Gabe (Ava Jae) said...

I'll admit I was a little fish-slap happy. :)

I used Add This to get the like button. It's really easy, you just sign up then download the blogger widget. ^_^

Jennie Bennett said...

I'll be sure to avoid you if a fish is around, lol! I totally agree who needs whinny, wimpy,rude characters? No one.
Love your new blog design! I need to fix mine I'm afraid :S

S.P. Sipal said...

Love your buttons! They're nice and easy to see. Also, I'll be sure never to complain around you as I don't want to be slapped with a fish. :-)

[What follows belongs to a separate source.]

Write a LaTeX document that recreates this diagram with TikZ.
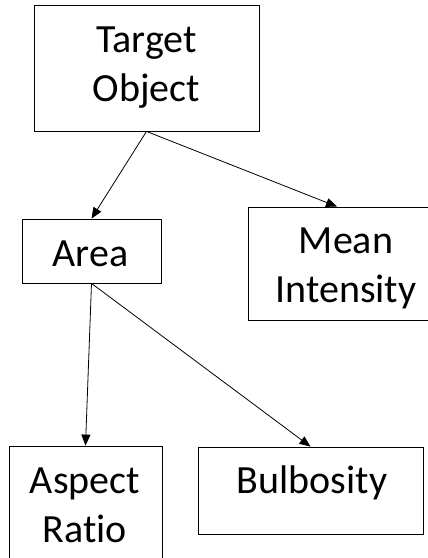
\documentclass[tikz,border=0pt]{standalone}
\usepackage{fontspec}
\setmainfont[Ligatures=NoCommon]{Carlito}
\usetikzlibrary{arrows.meta}
\begin{document}
\begin{tikzpicture}[x=1pt,y=-1pt,
  box/.style={draw=black,line width=0.8pt,inner sep=0pt},
  lbl/.style={anchor=base,inner sep=0pt,font=\fontsize{40}{49}\selectfont},
  conn/.style={line width=0.8pt,-{Triangle[length=11pt,width=9pt]}}]
\useasboundingbox (0,0) rectangle (428,558);
% boxes
\node[box,minimum width=225pt,minimum height=126pt] (target) at (146.5,68) {};
\node[box,minimum width=139pt,minimum height=64pt] (area) at (91.5,251) {};
\node[box,minimum width=198pt,minimum height=113pt] (mean) at (347,263.5) {};
\node[box,minimum width=153pt,minimum height=124pt] (aspect) at (85.5,508) {};
\node[box,minimum width=225pt,minimum height=87pt] (bulb) at (310.5,490.5) {};
% labels
\node[lbl] (targetlbl) at (146.5,52) {\begin{tabular}[t]{@{}c@{}}Target\\Object\end{tabular}};
\node[lbl] (arealbl) at (90.5,266.5) {Area};
\node[lbl] (meanlbl) at (346,253) {\begin{tabular}[t]{@{}c@{}}Mean\\Intensity\end{tabular}};
\node[lbl] (aspectlbl) at (85,493) {\begin{tabular}[t]{@{}c@{}}Aspect\\Ratio\end{tabular}};
\node[lbl] (bulblbl) at (312,493) {Bulbosity};
% connectors
\draw[conn] (target.south) -- (area.north);
\draw[conn] (target.south) -- ([xshift=-10pt]mean.north);
\draw[conn] (area.south) -- (aspect.north);
\draw[conn] (area.south) -- (bulb.north);
\end{tikzpicture}
\end{document}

Great post and you definitely hit some of the main character turn-offs.

Becca Puglisi said...

I've been staring out my window thinking about your question (always a good thing ;)), and I think the readers I connect most deeply with are the ones I desperately want to succeed. They all want something, whether it's a goal, an object, or an intangible desire. The characters I bond strongly with are the ones I really feel for in their present circumstance. I want them to overcome.

If only it was as easy to CREATE these characters as it is to identify them...

Becca @ The Bookshelf Muse

Krista said...

Love the new look!

The characters I connect to most when reading have experianced the same emotion as me so I can empathize with them.

For example: Harry in Robin McKinley's The Blue Sword - moved to a distant land and had to deal with feeling lonely and out of place. I moved over a dozen times before my senior year in high school so I could totally relate.

So I connect best with chatacters that share my pain.

Gabe (Ava Jae) said...

Glad everyone likes the new look! *phew* I slaved away on that one...

I love seeing everyone responses to my question about characters with the strongest connection. Let's keep them coming! :)

Thanks everyone for commenting! Hope you know I really do read all of them. ^_^

Sonia G Medeiros said...

Working on all of this right now as I work through my outlines and character profiles. Timely advice!

Anonymous said...

The characters I have connected the most with have a really clear voice. It's obvious that the author thought a lot about them. Great post.